This, in my judgment, is a sensible and defensible approach (that brings the ESV in line with the NRSV, at it happens) to translating a difficult phrase. It uses all the major components of meaning that I believe are present in the Greek.
John 1:18 and the eternal generation of the Son
Except one—or so say the theologians. This already difficult phrase in John 1:18 is made more difficult by the connection the verse bears (or may bear?) to some hot debates within Christian theology. The EFS debate that overtook nerdy portions of evangelicalism starting in 2016 persuaded most evangelicals—here comes my oversimplified hot take—that claiming that the Son was eternally functionally subordinate to the Father (rather than only temporally subordinate during the incarnation, e.g., John 5:19 and other passages) endangers the full equality of the Son with the Father, chips away at divine simplicity,5 and therefore undermines the doctrine of the Trinity.
That, quite obviously, is a big deal, and not just to nerds.
In contrast, the “classical theists” who gained public cachet by winning the EFS debate, tend to want to see John 1:18 as an important testimony to the orthodox view, EGS: the eternal generation of the Son. This is the idea that the Son is eternally “begotten” of the Father. They also tend to view classic creedal language as all-important—and they therefore want to see the technical term “begotten” in the English Bible translation of John 1:18.
Here I balk. I oppose EFS; the classical theists got me this far. But my instincts lie in philology—in Greek and in English. And I don’t think “begotten” is a real English word anymore, not when used to refer to children. At best, it’s literary or archaic. More accurately, it’s a technical term in Christian theology. I think the concepts of onliness and sonship (and divinity) need to be present in any faithful translation of John 1:18, but “begotten” I can take or leave. It’s probably good that some translations retain it (NKJV, NASB, LSB); it’s probably good that most don’t.
As D. A. Carson observed in the same volume in which Irons’ paper appeared,
even if someone holds that, on balance of probabilities, μονογενής in John means “only begotten,” one must recognize that the expression itself is an exceedingly weak reed to support the eternal generation of the Son. It needs the support of John 5:26 and other passages.6
The doctrine of eternal generation does not stand or fall on one Greek word, nor certainly on one English translation of one Greek word. Carson adds, “If it were decided that μονογενής in its Johannine occurrences is best rendered by ‘one and only’ or the like, it would not rule out the generation of the Son.”7
And then Carson quotes a line from Daniel Treier which contains tons of wisdom for my readers who have gotten this far in this intense article: “It is fundamentally misguided to move from isolated exegetical discoveries, such as monogenēs in texts like John 1:18 not necessarily denoting ‘begotten,’ toward denying eternal generation.”8 And this truth has to go back the other direction: You can translate this verse without the word “begotten” and not be guilty of denying or even undermining the eternal generation of the Son.

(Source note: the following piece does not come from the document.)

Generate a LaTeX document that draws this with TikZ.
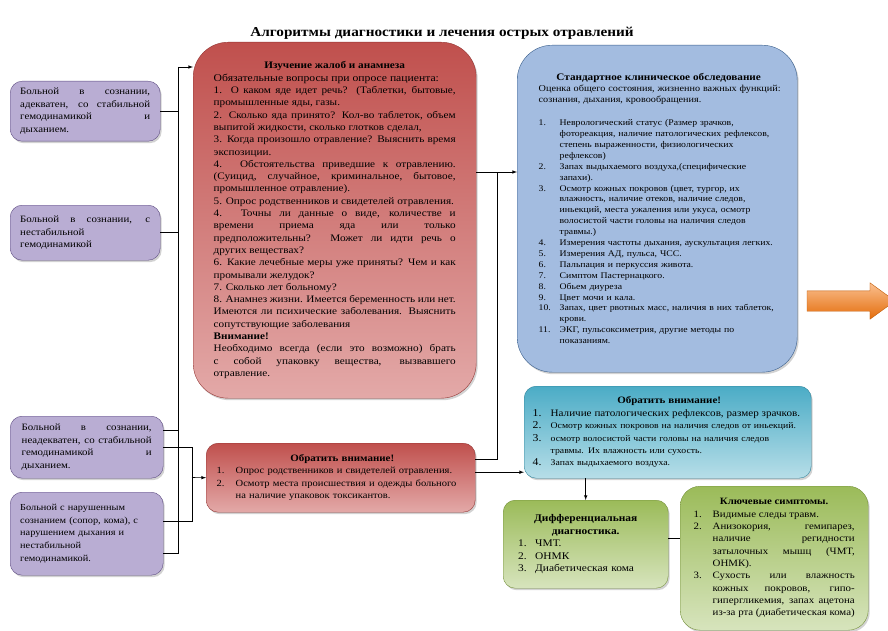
\documentclass[tikz,border=0pt]{standalone}
\usepackage{fontspec}
\setmainfont[FakeStretch=1.12]{Liberation Serif}
\usetikzlibrary{arrows, backgrounds, positioning, shadows, shapes.arrows}

\definecolor{violetlight}{HTML}{B9ADD3}
\definecolor{violetdark}{HTML}{7A66A2}
\definecolor{violetedge}{HTML}{5E4C82}
\definecolor{redtop}{HTML}{C0504D}
\definecolor{redbottom}{HTML}{E3A9A8}
\definecolor{rededge}{HTML}{943634}
\definecolor{bluelight}{HTML}{A3BCE0}
\definecolor{bluedark}{HTML}{5A83C2}
\definecolor{blueedge}{HTML}{385D8A}
\definecolor{cyandark}{HTML}{4BACC6}
\definecolor{cyanlight}{HTML}{B7DEE8}
\definecolor{cyanedge}{HTML}{31859C}
\definecolor{greendark}{HTML}{9BBB59}
\definecolor{greenlight}{HTML}{D7E4BD}
\definecolor{greenedge}{HTML}{76923C}
\definecolor{orangelight}{HTML}{FAC090}
\definecolor{orangedark}{HTML}{E46C0A}

% numbered line with hanging text
\newcommand{\li}[3][1.7em]{\par{\leftskip=#1\noindent\llap{\makebox[#1][l]{#2}}#3\par}}
\newcommand{\sz}[2]{\fontsize{#1}{#2}\selectfont}

\begin{document}
\begin{tikzpicture}[
            x=1pt, y=-1pt,
            background rectangle/.style={fill=white},
            show background rectangle,
            inner frame sep=0pt,
            semithick,
            >=latex
        ]

        \tikzstyle{box}=[
            draw,
            thin,
            rounded corners=12pt,
            align=justify,
            anchor=north west,
            inner ysep=3pt,
            drop shadow={opacity=0.35, shadow xshift=1.5pt, shadow yshift=-2pt}
        ]
        \tikzstyle{patient}=[box, draw=violetedge, top color=violetlight,
            middle color=violetdark, bottom color=violetlight,
            minimum width=150, text width=130, font=\sz{9.7}{12.6}]
        \tikzstyle{history}=[box, draw=rededge, top color=redtop, bottom color=redbottom]
        \tikzstyle{exam}=[box, draw=blueedge, top color=bluelight,
            middle color=bluedark, bottom color=bluelight]
        \tikzstyle{attn}=[box, draw=cyanedge, top color=cyandark, bottom color=cyanlight]
        \tikzstyle{diag}=[box, draw=greenedge, top color=greendark, bottom color=greenlight]

        \useasboundingbox (0,0) rectangle (888,631);

        \node (title) at (442,33) {\sz{13.6}{15}\bfseries Алгоритмы диагностики и лечения острых отравлений};

        % patient state
        \node[patient, minimum height=60] (p1) at (10,81)
            {Больной в сознании, адекватен, со стабильной гемодинамикой и дыханием.};
        \node[patient, minimum height=55] (p2) at (10,205)
            {Больной в сознании, с нестабильной\\ гемодинамикой};
        \node[patient, minimum height=62, minimum width=153] (p3) at (10,416)
            {Больной в сознании, неадекватен, со стабильной гемодинамикой и дыханием.};
        \node[patient, minimum height=83, minimum width=153, text width=133, align=left,
              font=\sz{9.2}{12.6}] (p4) at (10,492)
            {Больной с нарушенным\\ сознанием (сопор, кома), с\\ нарушением дыхания и\\ нестабильной\\ гемодинамикой.};

        % history
        \node[history, rounded corners=35pt, minimum width=283, minimum height=356,
              text width=242, font=\sz{10}{12.3}] (anamnesis) at (193,42) {%
            {\centering\bfseries Изучение жалоб и анамнеза\par}
            {\sz{10.4}{12.3}Обязательные вопросы при опросе пациента:\par}
            1. О каком яде идет речь? (Таблетки, бытовые, промышленные яды, газы.\par
            2. Сколько яда принято? Кол-во таблеток, объем выпитой жидкости, сколько глотков сделал,\par
            3. Когда произошло отравление? Выяснить время экспозиции.\par
            4. Обстоятельства приведшие к отравлению. (Суицид, случайное, криминальное, бытовое, промышленное отравление).\par
            5. Опрос родственников и свидетелей отравления.\par
            4. Точны ли данные о виде, количестве и\linebreak времени приема яда или только предположительны? Может ли идти речь о других веществах?\par
            6. Какие лечебные меры уже приняты? Чем и как промывали желудок?\par
            7. Сколько лет больному?\par
            8. Анамнез жизни. Имеется беременность или нет. Имеются ли психические заболевания. Выяснить сопутствующие заболевания\par
            {\bfseries Внимание!}\par
            Необходимо всегда (если это возможно) брать\linebreak с собой упаковку вещества, вызвавшего\linebreak отравление.};

        \node[history, minimum width=269, minimum height=69, text width=248,
              align=left, font=\sz{9.4}{12.5}] (note) at (206,443) {%
            {\centering\bfseries\sz{9.8}{12.5} Обратить внимание!\par}
            \li[19pt]{1.}{Опрос родственников и свидетелей отравления.}
            \li[19pt]{2.}{Осмотр места происшествия и одежды больного на наличие упаковок токсикантов.}};

        % examination
        \node[exam, rounded corners=35pt, minimum width=280, minimum height=327,
              text width=237, align=left, font=\sz{8.7}{10.9}] (exam) at (517,45) {%
            {\centering\bfseries\sz{10}{14} Стандартное клиническое обследование\par}
            {\sz{9.1}{11}\mbox{Оценка общего состояния, жизненно важных функций:}\\
            сознания, дыхания, кровообращения.\par}
            \vspace{12pt}
            \li[21pt]{1.}{Неврологический статус (Размер зрачков, фотореакция, наличие патологических рефлексов, степень выраженности, физиологических рефлексов)}
            \li[21pt]{2.}{Запах выдыхаемого воздуха,(специфические запахи).}
            \li[21pt]{3.}{Осмотр кожных покровов (цвет, тургор, их влажность, наличие отеков, наличие следов, иньекций, места ужаления или укуса, осмотр волосистой части головы на наличия следов травмы.)}
            \li[21pt]{4.}{Измерения частоты дыхания, аускультация легких.}
            \li[21pt]{5.}{Измерения АД, пульса, ЧСС.}
            \li[21pt]{6.}{Пальпация и перкуссия живота.}
            \li[21pt]{7.}{Симптом Пастернацкого.}
            \li[21pt]{8.}{Обьем диуреза}
            \li[21pt]{9.}{Цвет мочи и кала.}
            \li[21pt]{10.}{Запах, цвет рвотных масс, наличия в них таблеток, крови.}
            \li[21pt]{11.}{ЭКГ, пульсоксиметрия, другие методы по показаниям.}
            \vspace{20pt}};

        \node[attn, minimum width=287, minimum height=92, text width=270,
              align=left, font=\sz{8.7}{12.3}] (attn) at (524,386) {%
            {\centering\bfseries\sz{9.8}{13} Обратить внимание!\par}
            \li[18pt]{\sz{10.5}{12.5}1.}{\sz{9.9}{13}Наличие патологических рефлексов, размер зрачков.}
            \li[18pt]{\sz{10.5}{12.5}2.}{Осмотр кожных покровов на наличия следов от иньекций.}
            \li[18pt]{\sz{10.5}{12.5}3.}{осмотр волосистой части головы на наличия следов травмы. Их влажность или сухость.}
            \li[18pt]{\sz{10.5}{12.5}4.}{Запах выдыхаемого воздуха.}};

        % diagnosis
        \node[diag, minimum width=165, minimum height=88, text width=135,
              align=left, font=\sz{10.2}{12.4}] (diff) at (503,500) {%
            {\centering\bfseries Дифференциальная диагностика.\par}
            \li[17pt]{1.}{ЧМТ.}
            \li[17pt]{2.}{ОНМК}
            \li[17pt]{3.}{Диабетическая кома}
            \vspace{6pt}};

        \node[diag, rounded corners=20pt, minimum width=188, minimum height=144,
              text width=161, font=\sz{9.7}{12.3}] (signs) at (680,486) {%
            {\centering\bfseries Ключевые симптомы.\par}
            \li[19pt]{1.}{Видимые следы травм.}
            \li[19pt]{2.}{Анизокория, гемипарез, наличие регидности затылочных мышц (ЧМТ, ОНМК).}
            \li[19pt]{3.}{Сухость или влажность кожных покровов, гипо-гипергликемия, запах ацетона из-за рта (диабетическая кома)}};

        \node[single arrow, draw=orangedark!85!black, thin, top color=orangelight,
              bottom color=orangedark, minimum height=88, inner xsep=0pt,
              inner ysep=10pt, single arrow head extend=8pt,
              single arrow tip angle=72] (next) at (844,301) {};

        % connectors
        \coordinate (busL) at (178,67);
        \coordinate (bus2) at (192,477.5);
        \coordinate (busR) at (497,172);

        \draw[->] (busL) -- (busL -| anamnesis.west);
        \draw (busL) |- ([yshift=-19.5pt]p4.east);
        \draw (p1.east) -- (p1.east -| busL);
        \draw (p2.east) -- (p2.east -| busL);
        \draw ([yshift=17pt]p3.east) -- ([yshift=17pt]p3.east -| busL);
        \draw (p3.east) -| (bus2);
        \draw ([yshift=12.5pt]p4.east) -| (bus2);
        \draw[->] (bus2) -- (note.west);

        \draw[->] (anamnesis.east |- busR) -- (exam.west |- busR);
        \draw ([yshift=18.5pt]note.east) -| (busR);
        \draw[->] ([yshift=5.5pt]note.east) -- ([yshift=5.5pt]note.east -| attn.west);
        \draw[->] (attn.south -| diff.north) -- (diff.north);
        \draw ([yshift=6pt]diff.east) -- ([yshift=6pt]diff.east -| signs.west);

    \end{tikzpicture}
\end{document}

Observe that, although the rendering “only begotten Son” predominates in the West, presumably because of the Latin Vulgate’s unigenitus filius, it is not the only translation of this passage to go back deep into Christian history. And not only does the Reformation-era French Bible have Le seur filz de dieu, “the only Son of God,” but multiple ancient translations render μονογενὴς as “only” in John 1:18 (and other passages) and do not include the specific idea of “begottenness.” See, in Logos if you can, at John 1:14, 18, and 3:16 the Sahidic Coptic, the Bohairic Coptic, the Syriac, the Ethiopic, and the Old Latin. Unless multiple apparently orthodox people over the course of the history of the church were secretly engaged in a plot to undermine the doctrine of the eternal generation of the Son, perhaps we can remain content that there are multiple philologically sound and orthodox ways to solve the textual and translational difficulties posed by John 1:18.

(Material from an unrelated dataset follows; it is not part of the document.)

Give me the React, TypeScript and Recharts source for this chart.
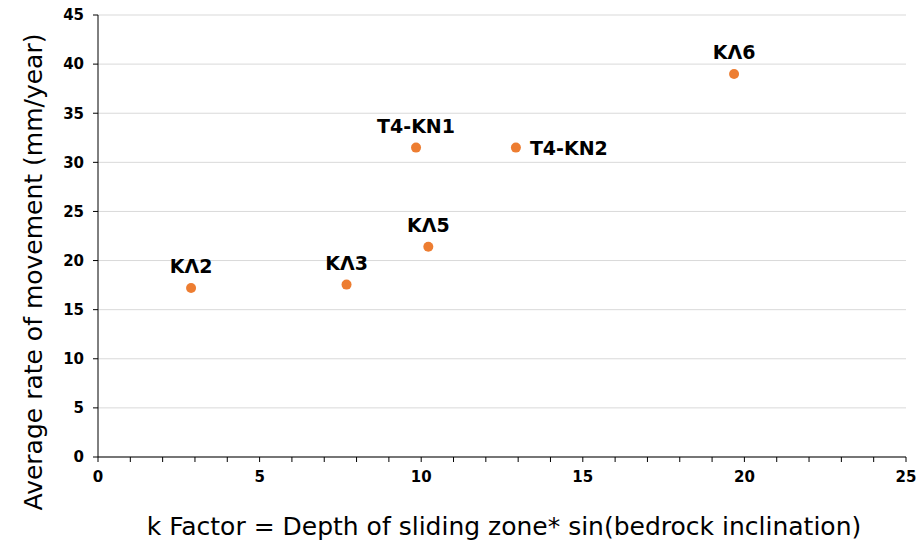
import React from 'react';
import { ScatterChart, Scatter, XAxis, YAxis, CartesianGrid, Label } from 'recharts';

// site names as printed beside each point
const sites = ['ΚΛ2', 'ΚΛ3', 'T4-KN1', 'ΚΛ5', 'T4-KN2', 'ΚΛ6'];
const kFactor = [2.88, 7.69, 9.84, 10.22, 12.93, 19.68];
const movementRate = [17.2, 17.55, 31.5, 21.4, 31.5, 39.0];
const labelSide = ['top', 'top', 'top', 'top', 'right', 'top'];

const xTicks = [0, 1, 2, 3, 4, 5, 6, 7, 8, 9, 10, 11, 12, 13, 14, 15, 16, 17, 18, 19, 20, 21, 22, 23, 24, 25];
const yTicks = [0, 5, 10, 15, 20, 25, 30, 35, 40, 45];

const data = sites.map((name, i) => ({
  name,
  k: kFactor[i],
  rate: movementRate[i],
  side: labelSide[i],
}));

const FONT = 'Verdana, "DejaVu Sans", sans-serif';
const ORANGE = '#ED7D31';

const PointWithLabel = (props: any) => {
  const { cx, cy, payload } = props;
  const right = payload.side === 'right';
  return (
    <g>
      <circle cx={cx} cy={cy} r={5} fill={ORANGE} />
      <text
        x={right ? cx + 14 : cx}
        y={right ? cy + 7 : cy - 15}
        textAnchor={right ? 'start' : 'middle'}
        fontFamily={FONT}
        fontWeight="bold"
        fontSize={19}
        fill="#000"
      >
        {payload.name}
      </text>
    </g>
  );
};

const App: React.FC = () => {
  const tickStyle = { fontFamily: FONT, fontWeight: 'bold' as const, fontSize: 15, fill: '#000' };
  return (
    <div style={{ width: 920, height: 541 }}>
      <style>{'body{margin:0}'}</style>
      <ScatterChart width={920} height={541} margin={{ top: 15, right: 14, bottom: 0, left: 0 }}>
        <CartesianGrid vertical={false} stroke="#d9d9d9" />
        <XAxis
          type="number"
          dataKey="k"
          domain={[0, 25]}
          ticks={xTicks}
          interval={0}
          height={84}
          tickSize={5}
          tickMargin={9}
          tick={tickStyle}
          tickFormatter={(v: number) => (v % 5 === 0 ? String(v) : '')}
          axisLine={{ stroke: '#000' }}
          tickLine={{ stroke: '#000' }}
        >
          <Label
            content={({ viewBox }: any) => (
              <text
                x={viewBox.x + viewBox.width / 2 + 2}
                y={viewBox.y + 78}
                textAnchor="middle"
                fontFamily={FONT}
                fontSize={25}
                fill="#000"
              >
                k Factor = Depth of sliding zone* sin(bedrock inclination)
              </text>
            )}
          />
        </XAxis>
        <YAxis
          type="number"
          dataKey="rate"
          domain={[0, 45]}
          ticks={yTicks}
          interval={0}
          width={98}
          tickSize={5}
          tickMargin={9}
          tick={tickStyle}
          axisLine={{ stroke: '#000' }}
          tickLine={{ stroke: '#000' }}
        >
          <Label
            content={({ viewBox }: any) => {
              const bx = viewBox.x + 42;
              const by = viewBox.y + viewBox.height / 2 + 36;
              return (
                <text
                  x={bx}
                  y={by}
                  transform={`rotate(-90 ${bx} ${by})`}
                  textAnchor="middle"
                  fontFamily={FONT}
                  fontSize={25}
                  fill="#000"
                >
                  Average rate of movement (mm/year)
                </text>
              );
            }}
          />
        </YAxis>
        <Scatter data={data} fill={ORANGE} shape={PointWithLabel} isAnimationActive={false} />
      </ScatterChart>
    </div>
  );
};

export default App;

The doctrine of eternal generation does not stand or fall on one Greek word, or certainly on one English translation of one Greek word.
Blessed are the peacemakers
Though the KJV and Latin Vulgate loom large in our minds because of our specific cultural heritage, it is very rare that one translation comes to dominate and sideline all others, magnifying the power of its errors. No, we have multiple translations in the evangelical church—and we have tons of theologians and exegetes who aren’t beholden to the translations anyway, who instead take discussions of the Trinity to the final court of appeal, the Hebrew and Greek. And there’s a footnote in the ESV pointing the good readers who can process such things to additional sources on the controversy! I stand here at the Logos Word by Word blog pleading for peace.
At minimum, John 1:18 teaches precious truths about Jesus that we do know from other passages: He is the one and only Son of the Father, and he is himself divine. At maximum, this phrase may actually use a very arresting and utterly unique description of Christ as (see NASB) “the only begotten God.” Orthodoxy is not threatened at all by the minimal or, certainly, the maximal views. Jesus was with God and Jesus was God, as John 1 has already told us. Jesus is with God and Jesus is God, as we know from the rest of the New Testament. Jesus is worthy of the worship Christians have always accorded him. He reveals the Father to us. He is the means to the Father. He is equal with the Father.
The major application of John 1:18: Bend the knee.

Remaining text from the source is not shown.